Legacy and Lessons for Today
The Interwar period stands as a stark warning from history. It demonstrates how economic instability, nationalist fervor, and the deliberate spread of hatred can transform a civilized society into an engine of mass murder. The anti-Semitic and racial policies of those years did not arise overnight; they were built on a foundation of centuries-old prejudice, modernized by pseudo-science, and enforced by state machinery long before the first concentration camp opened. The gradual escalation—from discriminatory laws to boycotts to physical violence to genocide—shows that the steps on the path to atrocity are often incremental and normalized by public indifference.
Studying this era is not merely an academic exercise. It reminds us that discrimination begins with words and laws, and that a failure to respond resolutely by the international community allows persecution to escalate into genocide.
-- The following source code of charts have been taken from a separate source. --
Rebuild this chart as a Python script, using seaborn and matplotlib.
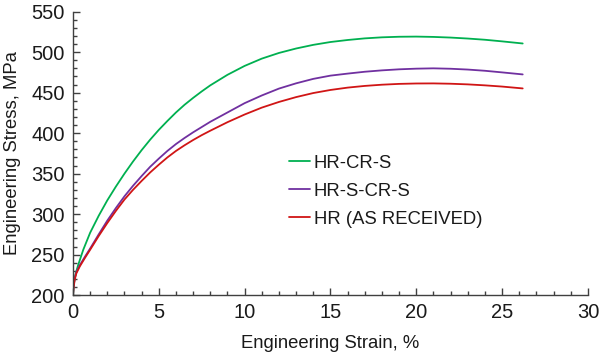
import numpy as np
import pandas as pd
import matplotlib
matplotlib.use("Agg")
import matplotlib.pyplot as plt
from matplotlib.ticker import MultipleLocator
import seaborn as sns

# Engineering strain (%) / stress (MPa)
STRAIN_HRCRS = [0, 0.05, 0.15, 0.3, 0.6, 1.0, 1.5, 2.0, 2.5, 3.0, 3.5, 4.0, 4.5, 5.0, 5.5, 6.0,
                6.5, 7.0, 7.5, 8.0, 9.0, 10.0, 11.0, 12.0, 13.0, 14.0, 15.0, 16.0, 17.0, 18.0,
                19.0, 20.0, 21.0, 22.0, 23.0, 24.0, 25.0, 26.2]
STRESS_HRCRS = [200, 214, 226, 237, 256, 277, 298, 317, 334, 350, 365, 379, 392, 404, 415, 425.5,
                435, 443.5, 451.5, 459, 472, 483, 492, 499, 504.5, 509, 512.5, 515, 517, 518.3,
                519, 519.2, 518.8, 518, 516.8, 515.3, 513.3, 510.7]

STRAIN_HRSCRS = [0, 0.03, 0.1, 0.2, 0.4, 0.7, 1.0, 1.5, 2.0, 2.5, 3.0, 3.5, 4.0, 4.5, 5.0, 5.5,
                 6.0, 6.5, 7.0, 7.5, 8.0, 9.0, 10.0, 11.0, 12.0, 13.0, 14.0, 15.0, 16.0, 17.0,
                 18.0, 19.0, 20.0, 21.0, 22.0, 23.0, 24.0, 25.0, 26.2]
STRESS_HRSCRS = [200, 209, 220.5, 228.5, 237, 247.5, 257.5, 275, 292, 307.5, 322, 335, 347, 358.5,
                 368.5, 378, 386.5, 394, 401, 407.5, 414, 425.5, 437, 446.5, 455, 461.5, 467, 471,
                 473.5, 475.8, 477.5, 478.8, 479.6, 480, 479.5, 478.5, 477, 475, 472.5]

STRAIN_HR = [0, 0.03, 0.1, 0.2, 0.4, 0.7, 1.0, 1.5, 2.0, 2.5, 3.0, 3.5, 4.0, 4.5, 5.0, 5.5,
             6.0, 6.5, 7.0, 7.5, 8.0, 9.0, 10.0, 11.0, 12.0, 13.0, 14.0, 15.0, 16.0, 17.0,
             18.0, 19.0, 20.0, 21.0, 22.0, 23.0, 24.0, 25.0, 26.2]
STRESS_HR = [200, 208, 219, 227, 235.5, 246, 256, 273, 289, 304, 318, 330, 341, 351.5,
             361, 370, 378, 385, 391.5, 397.5, 403, 413.5, 423, 431.5, 438.5, 444.5, 449.5, 453.3,
             456.2, 458.3, 459.8, 460.8, 461.3, 461.4, 461, 460.2, 459, 457.5, 455.2]

LABELS = ["HR-CR-S", "HR-S-CR-S", "HR (AS RECEIVED)"]
COLORS = ["#00b050", "#7030a0", "#d01515"]

frames = []
for lab, sx, sy in zip(LABELS,
                       [STRAIN_HRCRS, STRAIN_HRSCRS, STRAIN_HR],
                       [STRESS_HRCRS, STRESS_HRSCRS, STRESS_HR]):
    frames.append(pd.DataFrame({"strain": sx, "stress": sy, "sample": lab}))
df = pd.concat(frames, ignore_index=True)

sns.set_style("ticks")
plt.rcParams['font.family'] = ['Liberation Sans', 'DejaVu Sans']

fig = plt.figure(figsize=(6.03, 3.53), dpi=100)
ax = fig.add_axes([0.121, 0.164, 0.854, 0.803])

sns.lineplot(data=df, x="strain", y="stress", hue="sample", hue_order=LABELS,
             palette=COLORS, sort=False, estimator=None, linewidth=1.3, ax=ax)

ax.set_xlim(0, 30)
ax.set_ylim(200, 550)
ax.xaxis.set_major_locator(MultipleLocator(5))
ax.xaxis.set_minor_locator(MultipleLocator(1))
ax.yaxis.set_major_locator(MultipleLocator(50))
ax.yaxis.set_minor_locator(MultipleLocator(10))
ax.tick_params(which="both", direction="in", colors="#404040", labelcolor="#1a1a1a",
               labelsize=14.5, width=1)
ax.tick_params(which="major", length=5, pad=6)
ax.tick_params(which="minor", length=3)
sns.despine(ax=ax)
for sp in ["left", "bottom"]:
    ax.spines[sp].set_color("#404040")
    ax.spines[sp].set_linewidth(1)

ax.set_xlabel("Engineering Strain, %", fontsize=13.3, color="#1a1a1a", labelpad=9)
ax.set_ylabel("Engineering Stress, MPa", fontsize=13.3, color="#1a1a1a", labelpad=7)

leg = ax.legend(loc="upper left", bbox_to_anchor=(0.467, 0.583), bbox_transform=fig.transFigure,
                frameon=False, fontsize=13.3, handlelength=1.15, handletextpad=0.2,
                labelspacing=0.6, borderaxespad=0)
for t in leg.get_texts():
    t.set_color("#1a1a1a")

fig.savefig("out.png", dpi=100)
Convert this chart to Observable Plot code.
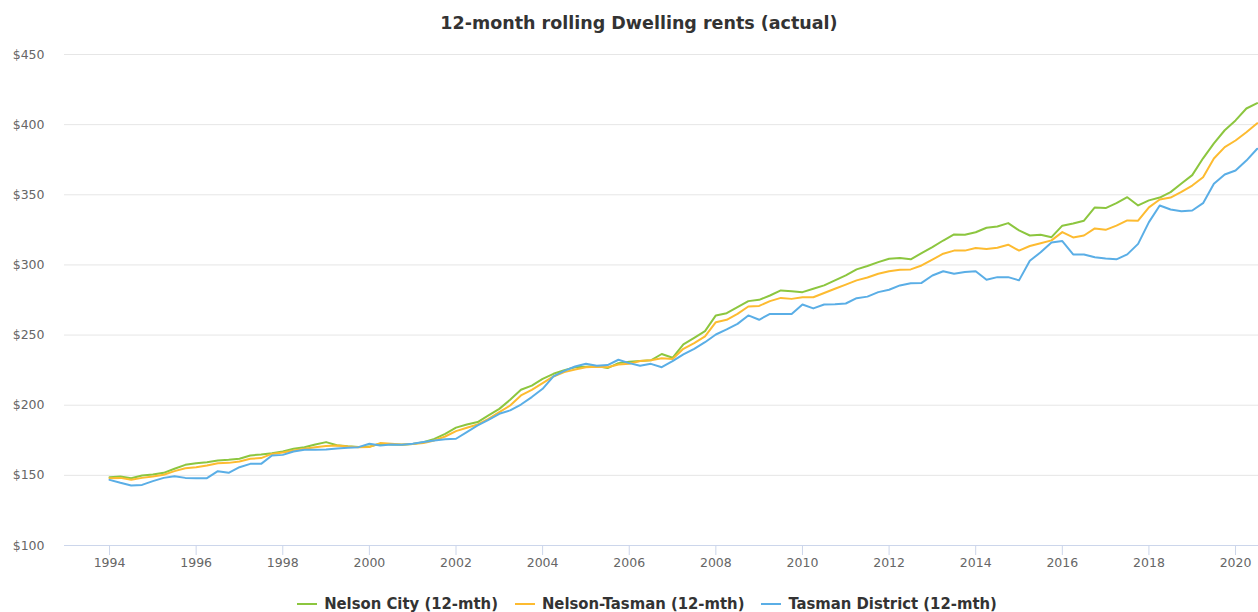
<!DOCTYPE html>
<html>
<head>
<meta charset="utf-8">
<script src="https://cdn.jsdelivr.net/npm/d3@7"></script>
<script src="https://cdn.jsdelivr.net/npm/@observablehq/plot@0.6"></script>
<style>
  html, body { margin: 0; padding: 0; background: #fff; overflow: hidden; }
  #wrap { position: relative; width: 1258px; height: 612px; font-family: "DejaVu Sans", sans-serif; }
  #title { position: absolute; left: 10px; top: 0; width: 1258px; height: 46px; line-height: 46px; text-align: center; font-weight: bold; font-size: 17.5px; color: #333; }
  #chart { position: absolute; left: 0; top: 44px; }
  #legend { position: absolute; left: 18px; top: 594px; width: 1258px; display: flex; justify-content: center; gap: 17px; font-family: "DejaVu Sans Condensed", "DejaVu Sans", sans-serif; font-stretch: condensed; font-size: 16.5px; font-weight: bold; color: #333; line-height: 20px; }
  .item { display: flex; align-items: center; gap: 7px; white-space: nowrap; }
  .sym { width: 20px; height: 2px; display: inline-block; }
</style>
</head>
<body>
<div id="wrap">
  <div id="title">12-month rolling Dwelling rents (actual)</div>
  <div id="chart"></div>
  <div id="legend"></div>
</div>
<script>
// Series names and colours
const seriesNames = ["Nelson City (12-mth)", "Nelson-Tasman (12-mth)", "Tasman District (12-mth)"];
const seriesColors = ["#8cc63f", "#fdbb30", "#5aaee6"];

// Quarterly observations, first quarter of 1994 onward
const startYear = 1994;
const nelsonCity = [
  148.7, 149.2, 148.0, 149.9, 150.6, 151.8, 154.7, 157.5, 158.7, 159.4, 160.6, 161.1,
  161.8, 164.2, 164.9, 165.8, 167.0, 168.9, 170.1, 172.0, 173.7, 171.5, 170.8, 170.3,
  170.5, 172.5, 172.0, 171.8, 172.3, 173.7, 176.0, 179.6, 184.0, 186.3, 188.0, 192.7,
  197.4, 203.9, 211.0, 214.0, 218.8, 222.4, 225.0, 227.0, 227.5, 228.0, 226.5, 230.0,
  231.0, 231.5, 232.0, 236.5, 233.8, 243.3, 248.0, 252.8, 264.0, 265.6, 269.9, 274.2,
  275.1, 278.2, 281.8, 281.3, 280.6, 283.0, 285.4, 289.0, 292.5, 296.8, 299.2, 302.0,
  304.4, 305.0, 304.0, 308.4, 312.7, 317.4, 321.7, 321.5, 323.3, 326.5, 327.4, 329.8,
  324.6, 321.0, 321.5, 319.8, 328.0, 329.5, 331.5, 341.0, 340.5, 344.0, 348.3, 342.4,
  346.0, 348.0, 351.9, 358.0, 364.0, 376.0, 386.6, 396.0, 403.0, 411.5, 415.3
];
const nelsonTasman = [
  148.0, 148.2, 146.8, 148.2, 149.2, 150.4, 153.0, 155.1, 155.8, 157.0, 158.7, 158.9,
  159.9, 161.8, 162.3, 165.3, 166.3, 167.7, 168.9, 170.1, 171.0, 171.3, 170.5, 170.0,
  170.2, 173.0, 172.5, 172.0, 172.3, 173.0, 174.9, 177.7, 181.5, 183.9, 186.3, 190.3,
  195.0, 199.8, 207.0, 211.0, 215.7, 220.5, 223.6, 225.5, 227.0, 227.5, 227.0, 229.0,
  229.5, 231.5, 232.0, 233.5, 233.0, 240.2, 244.2, 249.0, 259.2, 260.9, 265.1, 270.4,
  270.8, 274.2, 276.5, 275.8, 277.0, 277.0, 280.0, 283.0, 286.0, 289.0, 291.0, 293.7,
  295.5, 296.5, 296.8, 299.6, 303.7, 308.0, 310.2, 310.2, 312.0, 311.3, 312.2, 314.4,
  310.2, 313.5, 315.5, 317.5, 323.4, 319.6, 321.0, 326.0, 325.0, 328.0, 331.7, 331.5,
  341.0, 346.6, 348.0, 352.0, 356.6, 362.5, 375.9, 384.0, 388.7, 394.6, 401.0
];
const tasmanDistrict = [
  146.8, 144.7, 142.8, 143.2, 145.9, 148.2, 149.4, 148.2, 148.0, 148.0, 153.0, 151.8,
  155.8, 158.2, 158.2, 164.2, 164.6, 167.0, 168.2, 168.2, 168.4, 169.2, 169.7, 170.1,
  172.5, 171.3, 172.0, 171.8, 172.5, 173.7, 174.9, 175.8, 176.1, 180.8, 185.6, 189.6,
  193.9, 196.3, 200.5, 205.8, 211.7, 220.5, 224.5, 227.6, 229.5, 228.1, 228.6, 232.4,
  230.0, 228.1, 229.5, 227.1, 231.4, 236.2, 240.2, 244.9, 250.4, 254.0, 258.0, 264.0,
  260.9, 265.1, 265.1, 265.0, 271.8, 269.0, 271.8, 272.0, 272.5, 276.3, 277.4, 280.6,
  282.3, 285.4, 287.0, 287.2, 292.5, 295.5, 293.7, 295.0, 295.5, 289.4, 291.3, 291.3,
  289.0, 303.0, 309.0, 316.0, 317.0, 307.5, 307.5, 305.5, 304.5, 304.0, 307.5, 315.0,
  330.5, 342.4, 339.5, 338.3, 338.8, 344.0, 357.8, 364.5, 367.3, 374.4, 382.8
];

// Axis ticks
const xTicks = [1994, 1996, 1998, 2000, 2002, 2004, 2006, 2008, 2010, 2012, 2014, 2016, 2018, 2020];
const yTicks = [100, 150, 200, 250, 300, 350, 400, 450];

const seriesValues = [nelsonCity, nelsonTasman, tasmanDistrict];
const rows = [];
seriesValues.forEach((vals, s) => {
  vals.forEach((v, i) => rows.push({ series: seriesNames[s], year: startYear + i / 4, value: v }));
});

const chart = Plot.plot({
  width: 1258,
  height: 531,
  marginLeft: 64,
  marginRight: 0,
  marginTop: 10,
  marginBottom: 30,
  style: { fontFamily: "DejaVu Sans, sans-serif", fontSize: "12.5px", background: "white", overflow: "visible" },
  x: { domain: [1992.96, 2020.53], label: null },
  y: { domain: [100, 450], label: null },
  color: { domain: seriesNames, range: seriesColors },
  marks: [
    Plot.gridY(yTicks, { stroke: "#e6e6e6", strokeOpacity: 1 }),
    Plot.ruleY([100], { stroke: "#ccd6eb", strokeOpacity: 1 }),
    Plot.axisY(yTicks, { tickSize: 0, tickPadding: 20, tickFormat: d => "$" + d, fill: "#666", fontSize: 12.5 }),
    Plot.axisX(xTicks, { tickSize: 10, tickPadding: 3, tickFormat: d3.format("d"), stroke: "#ccd6eb", strokeOpacity: 1, fill: "#666", fontSize: 12.5 }),
    Plot.lineY(rows, { x: "year", y: "value", z: "series", stroke: "series", strokeWidth: 2, curve: "linear" })
  ]
});
document.getElementById("chart").appendChild(chart);

const legend = document.getElementById("legend");
seriesNames.forEach((name, i) => {
  const item = document.createElement("div");
  item.className = "item";
  const sym = document.createElement("span");
  sym.className = "sym";
  sym.style.background = seriesColors[i];
  const label = document.createElement("span");
  label.textContent = name;
  item.appendChild(sym);
  item.appendChild(label);
  legend.appendChild(item);
});
</script>
</body>
</html>
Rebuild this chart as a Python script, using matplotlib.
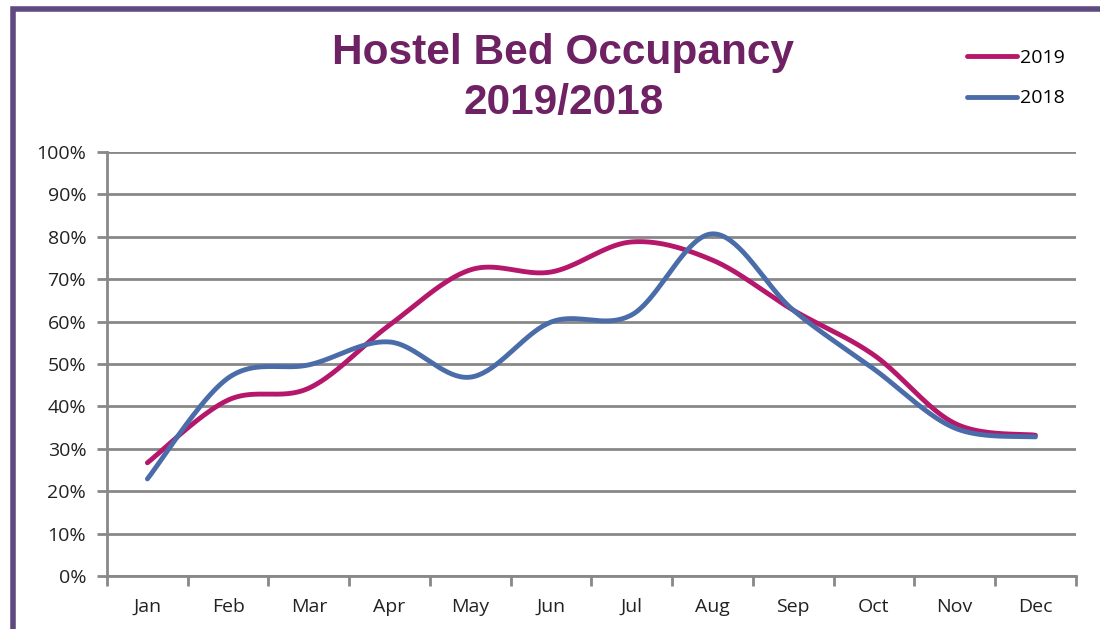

The Nuremberg Laws and similar legislation across Europe were crucial steps on the path to the Holocaust, and they teach the enduring importance of defending human rights and challenging racist ideologies wherever they appear. The memory of those who suffered and resisted during the Interwar period compels us to remain vigilant against the resurgence of anti-Semitism and all forms of racial hatred in our own time. As new nationalist movements emerge and conspiracy theories find new audiences online, the lessons of the 1920s and 1930s have never been more urgent.